Shimabuku stated, "All bottles are good. They all served a purpose." While he never said why he asked the question about the bottles, I thought he was relating it to karate styles, that all styles of karate were good.


All Bottles are Good

When I read the story about how this particular quote came to be I sometimes wonder at other possible underlying meanings. I mean to say that since all bottles are good regardless of size, content, etc. then maybe Tatsuo-san was trying to teach the students that dogmatic adherence to a strict way of practicing and teaching Isshinryu was not important and the real importance was teaching a system along with a philosophy - a philosophy as derived from each unique individual from the study of the ken-po goku-i. 

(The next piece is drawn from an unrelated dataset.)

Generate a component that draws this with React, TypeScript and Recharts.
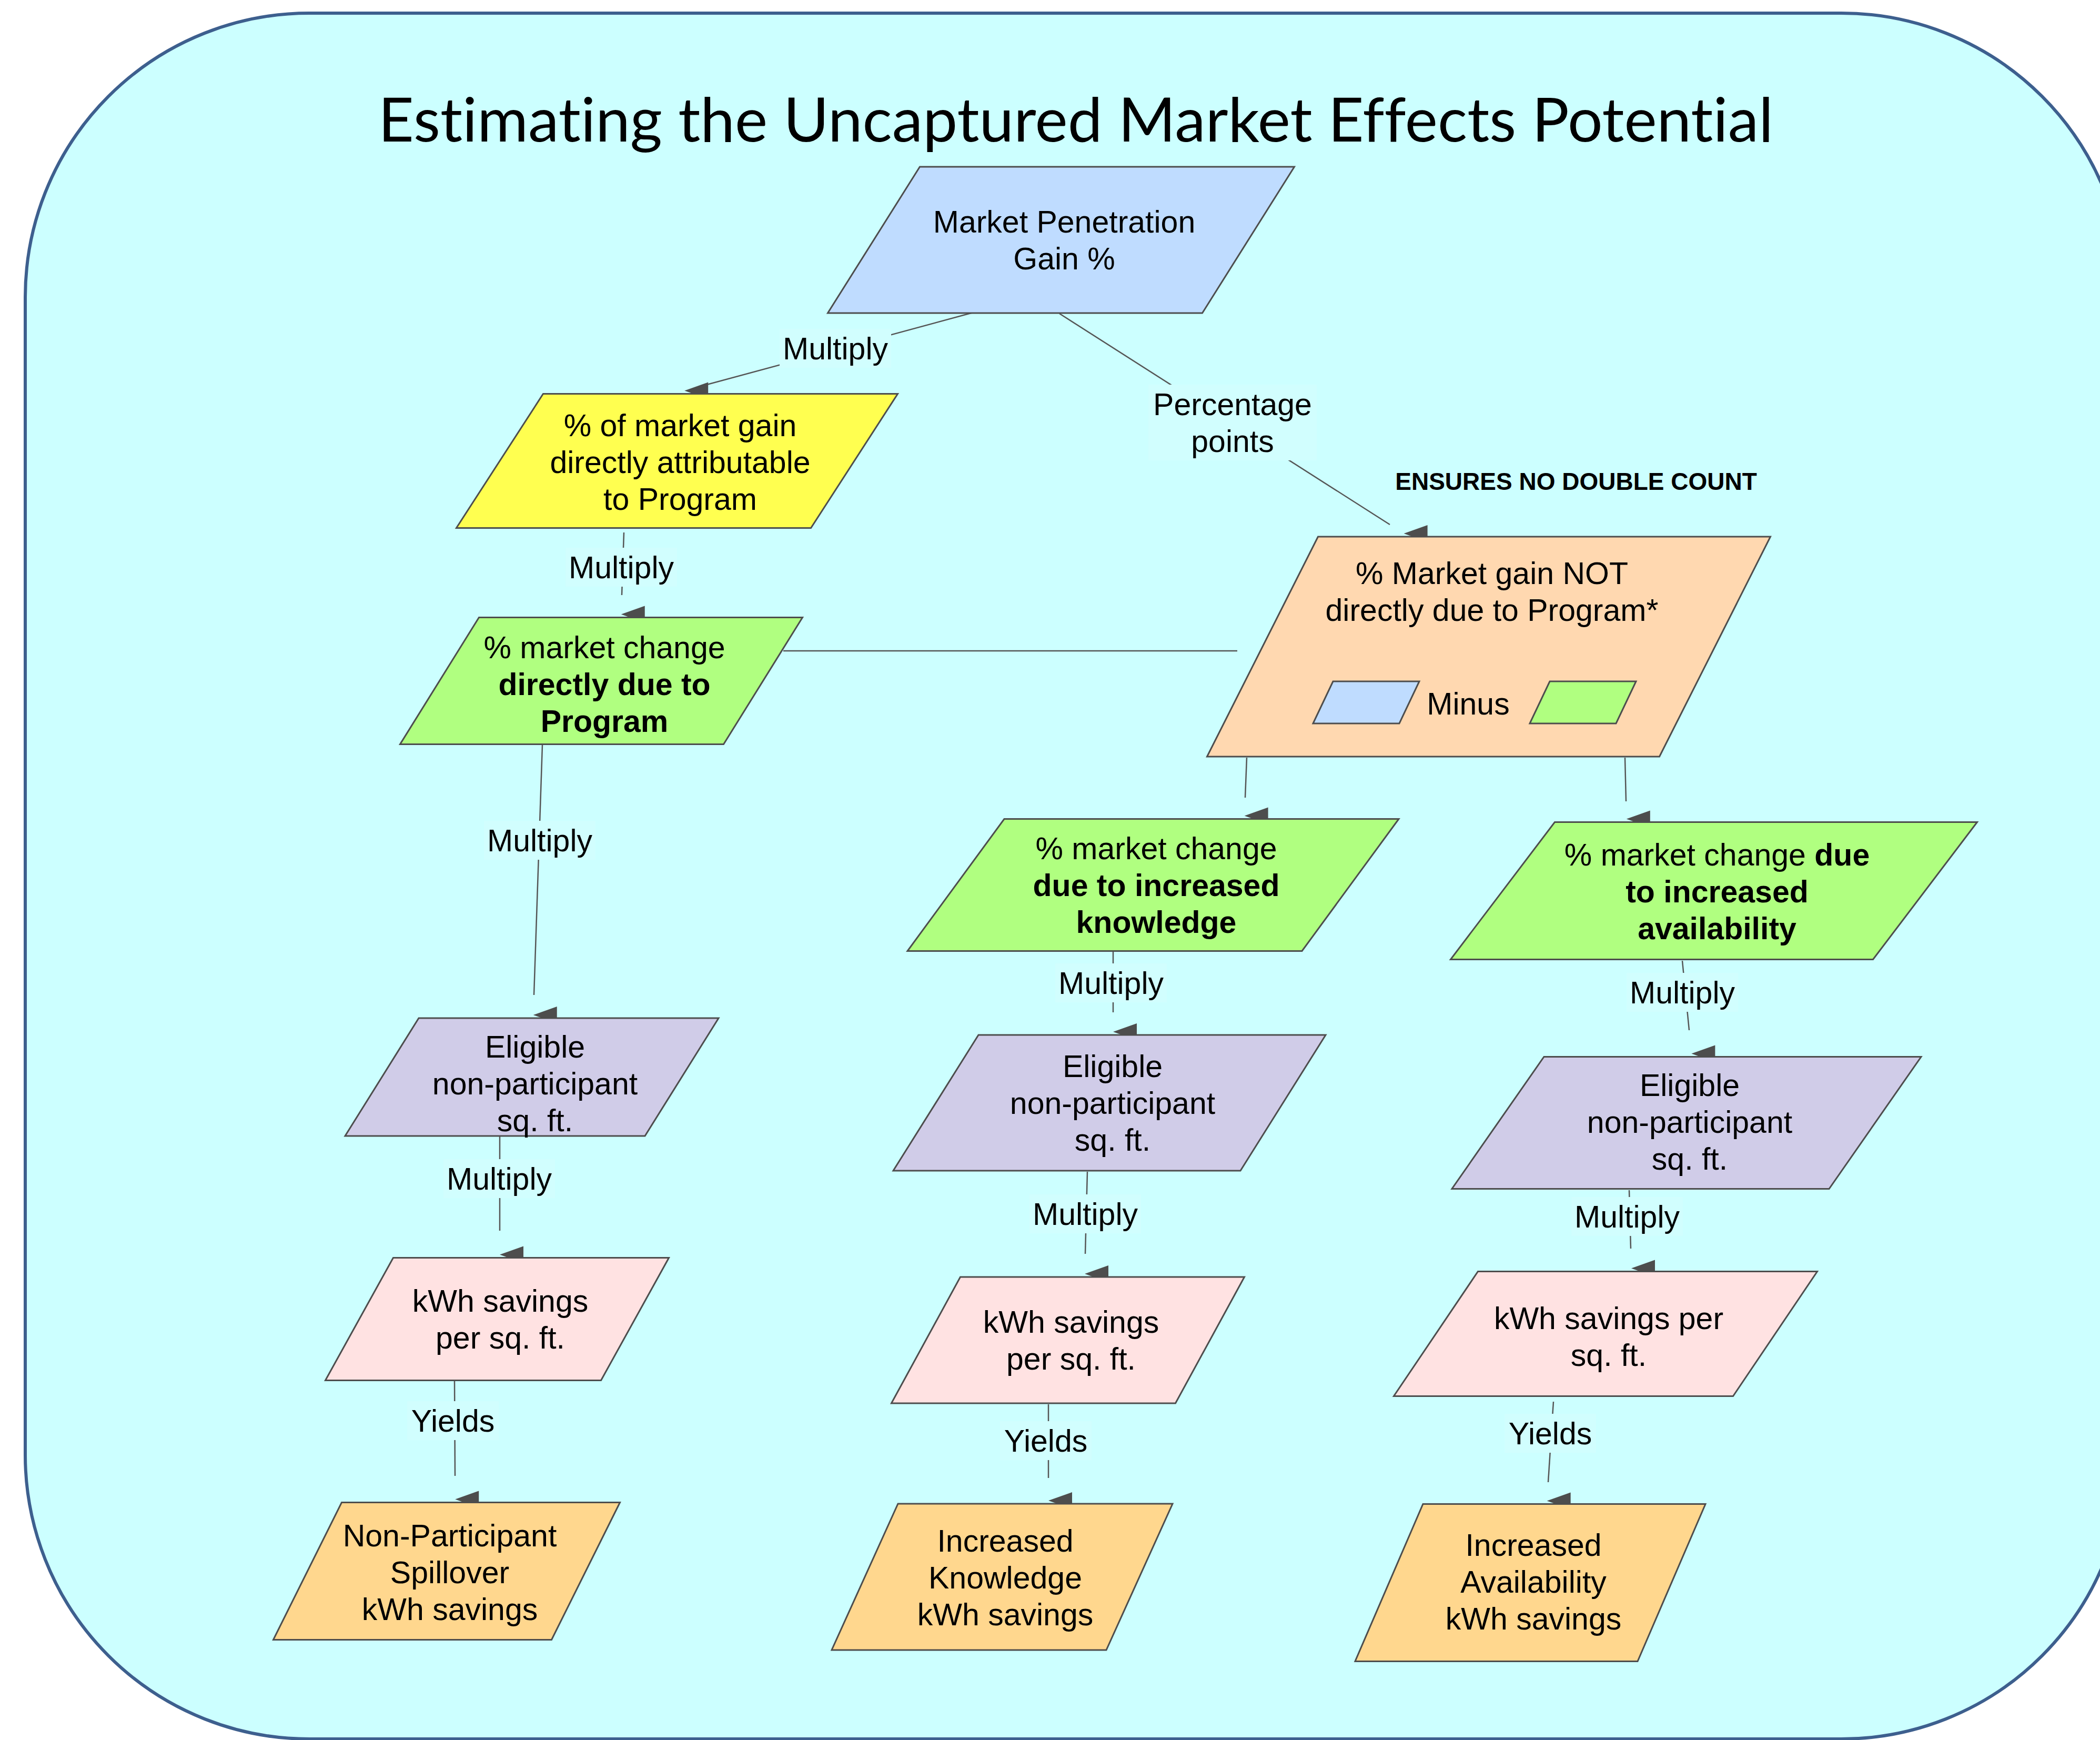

Isn't it true that any system or style of karate is good simply because they all do serve a purpose? If you agree then whether one practices Goku, Shorin or Isshin matters little but in reality the practice of the art itself is what requires our attention toward importance. Maybe this is why they refer to traditional/classical Okinawan karate as "Ti (pronounced tea)/Te (pronounced tay)." 

Tatsuo-san had only a limited amount of time to pass along the more metaphysical essences of his study of Ti so he tried to pass it along by awarding a copy of the gokui (short for ken-po goku-i). Keeping the essence of the Okinawan Ti practice may have been far more important than sticking to a "specific, unyielding, method of holding a hand for shuto strikes, etc."

All bottles are good as all karate systems, styles and branches are also good, they all serve a purpose and are all descendants of Ti.